----- Extracted information -----

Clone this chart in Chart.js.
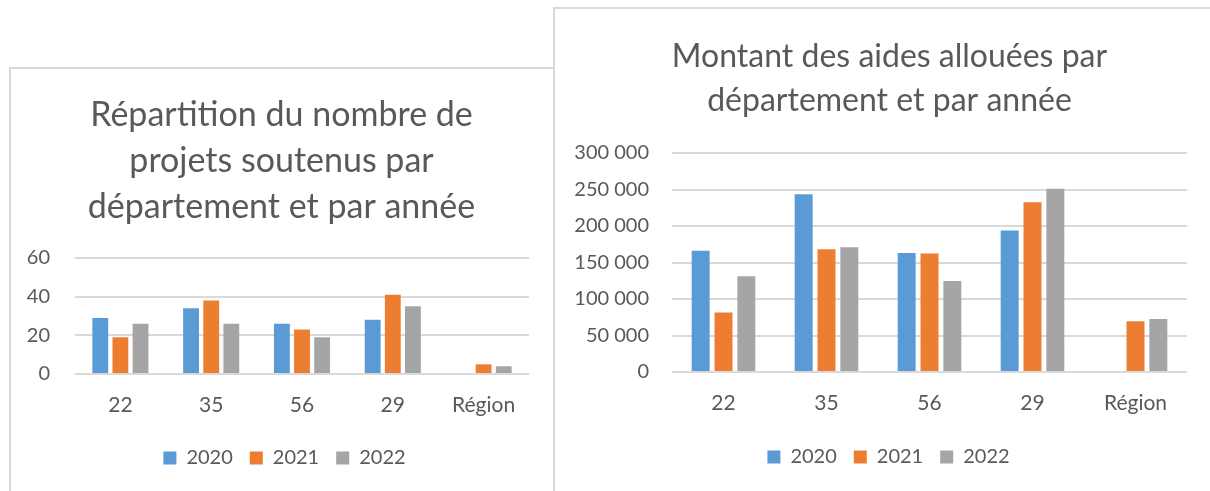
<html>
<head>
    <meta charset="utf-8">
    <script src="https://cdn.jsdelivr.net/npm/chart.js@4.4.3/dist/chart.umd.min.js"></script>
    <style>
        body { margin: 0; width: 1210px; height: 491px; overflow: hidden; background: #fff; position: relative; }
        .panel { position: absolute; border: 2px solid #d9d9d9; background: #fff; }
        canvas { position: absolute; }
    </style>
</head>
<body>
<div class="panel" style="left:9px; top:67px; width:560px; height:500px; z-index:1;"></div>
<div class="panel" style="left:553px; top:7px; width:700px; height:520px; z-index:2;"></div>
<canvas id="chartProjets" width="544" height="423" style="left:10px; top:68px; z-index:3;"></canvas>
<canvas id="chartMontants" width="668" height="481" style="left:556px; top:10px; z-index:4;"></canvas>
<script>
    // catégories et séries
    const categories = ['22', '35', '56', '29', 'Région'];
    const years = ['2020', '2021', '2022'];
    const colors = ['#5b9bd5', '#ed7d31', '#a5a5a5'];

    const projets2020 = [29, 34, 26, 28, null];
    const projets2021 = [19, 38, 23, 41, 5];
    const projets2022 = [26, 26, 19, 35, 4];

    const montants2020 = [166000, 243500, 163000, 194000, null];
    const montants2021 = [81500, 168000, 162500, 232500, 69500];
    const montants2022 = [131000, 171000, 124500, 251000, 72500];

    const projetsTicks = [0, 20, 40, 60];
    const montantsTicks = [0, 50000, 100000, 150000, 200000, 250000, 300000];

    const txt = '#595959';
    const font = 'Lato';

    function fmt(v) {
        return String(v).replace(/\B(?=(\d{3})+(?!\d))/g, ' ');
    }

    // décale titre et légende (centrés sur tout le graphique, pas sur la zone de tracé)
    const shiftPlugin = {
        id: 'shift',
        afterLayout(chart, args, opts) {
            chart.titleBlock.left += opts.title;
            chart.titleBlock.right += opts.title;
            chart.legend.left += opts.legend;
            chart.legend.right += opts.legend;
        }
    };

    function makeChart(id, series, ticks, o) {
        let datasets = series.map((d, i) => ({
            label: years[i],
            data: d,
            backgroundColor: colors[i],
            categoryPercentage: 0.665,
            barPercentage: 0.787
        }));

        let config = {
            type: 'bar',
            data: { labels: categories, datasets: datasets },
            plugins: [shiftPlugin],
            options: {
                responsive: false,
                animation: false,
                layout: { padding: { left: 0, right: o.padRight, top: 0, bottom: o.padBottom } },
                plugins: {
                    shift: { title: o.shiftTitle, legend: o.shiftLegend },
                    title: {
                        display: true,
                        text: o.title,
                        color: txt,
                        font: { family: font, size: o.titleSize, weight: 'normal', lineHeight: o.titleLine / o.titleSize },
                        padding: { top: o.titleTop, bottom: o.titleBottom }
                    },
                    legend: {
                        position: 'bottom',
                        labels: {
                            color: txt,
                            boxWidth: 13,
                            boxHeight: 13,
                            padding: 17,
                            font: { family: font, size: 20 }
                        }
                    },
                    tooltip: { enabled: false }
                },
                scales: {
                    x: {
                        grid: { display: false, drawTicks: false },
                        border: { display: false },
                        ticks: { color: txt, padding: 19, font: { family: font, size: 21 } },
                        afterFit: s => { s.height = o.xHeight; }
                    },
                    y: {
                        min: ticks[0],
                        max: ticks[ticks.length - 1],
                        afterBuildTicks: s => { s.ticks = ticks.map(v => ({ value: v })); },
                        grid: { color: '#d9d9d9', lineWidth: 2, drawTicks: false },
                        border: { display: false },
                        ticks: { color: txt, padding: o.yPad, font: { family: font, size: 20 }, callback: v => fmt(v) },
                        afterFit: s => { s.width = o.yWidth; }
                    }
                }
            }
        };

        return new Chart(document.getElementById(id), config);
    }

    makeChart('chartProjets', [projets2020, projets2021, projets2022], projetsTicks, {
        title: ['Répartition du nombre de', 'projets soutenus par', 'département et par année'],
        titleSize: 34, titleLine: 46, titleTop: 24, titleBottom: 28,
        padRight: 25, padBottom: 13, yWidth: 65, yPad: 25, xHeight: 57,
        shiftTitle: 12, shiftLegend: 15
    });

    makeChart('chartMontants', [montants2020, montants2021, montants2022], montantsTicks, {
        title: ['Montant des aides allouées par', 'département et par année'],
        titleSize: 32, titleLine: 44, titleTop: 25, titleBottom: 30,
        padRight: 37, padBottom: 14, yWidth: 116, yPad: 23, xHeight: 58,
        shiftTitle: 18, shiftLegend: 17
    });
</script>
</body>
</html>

-----
----- Extracted information -----

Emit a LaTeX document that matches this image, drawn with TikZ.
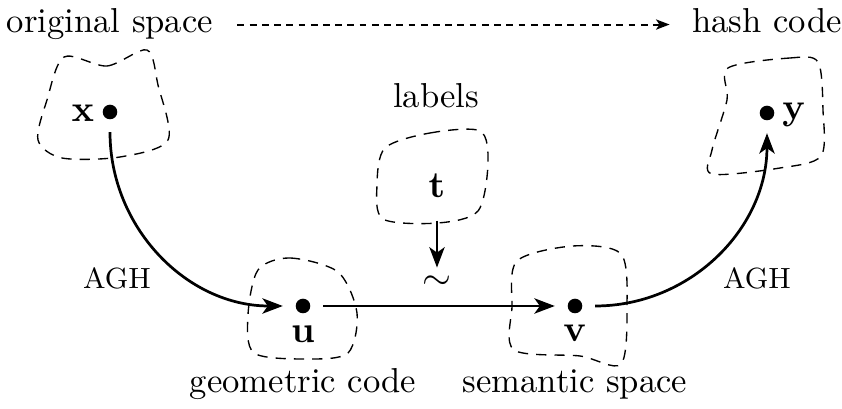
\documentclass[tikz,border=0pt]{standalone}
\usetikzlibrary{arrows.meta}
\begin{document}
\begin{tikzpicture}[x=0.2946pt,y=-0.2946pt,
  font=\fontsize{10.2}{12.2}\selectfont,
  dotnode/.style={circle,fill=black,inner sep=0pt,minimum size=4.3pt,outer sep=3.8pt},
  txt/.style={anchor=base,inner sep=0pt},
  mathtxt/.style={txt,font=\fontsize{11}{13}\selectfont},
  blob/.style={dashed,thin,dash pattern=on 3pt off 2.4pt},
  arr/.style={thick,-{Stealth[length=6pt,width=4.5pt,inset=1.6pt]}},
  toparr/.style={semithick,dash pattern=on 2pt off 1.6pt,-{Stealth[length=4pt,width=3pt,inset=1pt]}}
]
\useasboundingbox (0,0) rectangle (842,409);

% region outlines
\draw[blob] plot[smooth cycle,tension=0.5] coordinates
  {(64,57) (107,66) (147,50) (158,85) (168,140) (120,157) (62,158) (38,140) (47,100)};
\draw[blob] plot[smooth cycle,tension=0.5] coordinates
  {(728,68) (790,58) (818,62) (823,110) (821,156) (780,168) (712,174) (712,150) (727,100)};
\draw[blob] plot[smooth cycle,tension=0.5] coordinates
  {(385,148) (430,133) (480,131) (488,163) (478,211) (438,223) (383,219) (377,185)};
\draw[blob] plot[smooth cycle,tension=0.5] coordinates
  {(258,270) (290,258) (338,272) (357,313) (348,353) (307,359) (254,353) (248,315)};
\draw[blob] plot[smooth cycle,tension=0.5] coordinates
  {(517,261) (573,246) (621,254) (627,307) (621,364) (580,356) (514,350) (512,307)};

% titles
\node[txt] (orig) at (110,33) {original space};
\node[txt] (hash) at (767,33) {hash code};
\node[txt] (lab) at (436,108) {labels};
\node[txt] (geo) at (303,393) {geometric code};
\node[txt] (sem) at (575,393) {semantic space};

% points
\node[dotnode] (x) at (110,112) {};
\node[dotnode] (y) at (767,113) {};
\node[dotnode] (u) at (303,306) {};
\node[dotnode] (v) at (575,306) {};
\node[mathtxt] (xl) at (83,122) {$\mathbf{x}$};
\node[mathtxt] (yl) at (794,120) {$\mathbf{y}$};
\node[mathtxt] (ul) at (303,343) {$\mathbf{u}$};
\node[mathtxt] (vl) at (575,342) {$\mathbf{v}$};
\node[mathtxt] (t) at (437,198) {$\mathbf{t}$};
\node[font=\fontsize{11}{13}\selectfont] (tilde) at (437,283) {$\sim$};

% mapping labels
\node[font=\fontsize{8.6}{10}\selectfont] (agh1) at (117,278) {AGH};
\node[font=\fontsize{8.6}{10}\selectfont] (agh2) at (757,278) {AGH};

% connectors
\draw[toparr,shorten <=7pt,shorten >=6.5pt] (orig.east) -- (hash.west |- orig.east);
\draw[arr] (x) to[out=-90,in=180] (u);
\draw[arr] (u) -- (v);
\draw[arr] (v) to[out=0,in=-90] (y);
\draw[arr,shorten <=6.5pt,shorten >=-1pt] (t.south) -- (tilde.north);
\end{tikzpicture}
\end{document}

-----

Written task
Make an exact copy of the lines from the one that contains "Clone this chart in Chart.js." through the one that contains "const colors = ['#5b9bd5', '#ed7d31', '#a5a5a5'];", both included, and no other lines. Pictures are skipped.

Solution to the problem
Clone this chart in Chart.js.
<html>
<head>
    <meta charset="utf-8">
    <script src="https://cdn.jsdelivr.net/npm/chart.js@4.4.3/dist/chart.umd.min.js"></script>
    <style>
        body { margin: 0; width: 1210px; height: 491px; overflow: hidden; background: #fff; position: relative; }
        .panel { position: absolute; border: 2px solid #d9d9d9; background: #fff; }
        canvas { position: absolute; }
    </style>
</head>
<body>
<div class="panel" style="left:9px; top:67px; width:560px; height:500px; z-index:1;"></div>
<div class="panel" style="left:553px; top:7px; width:700px; height:520px; z-index:2;"></div>
<canvas id="chartProjets" width="544" height="423" style="left:10px; top:68px; z-index:3;"></canvas>
<canvas id="chartMontants" width="668" height="481" style="left:556px; top:10px; z-index:4;"></canvas>
<script>
    // catégories et séries
    const categories = ['22', '35', '56', '29', 'Région'];
    const years = ['2020', '2021', '2022'];
    const colors = ['#5b9bd5', '#ed7d31', '#a5a5a5'];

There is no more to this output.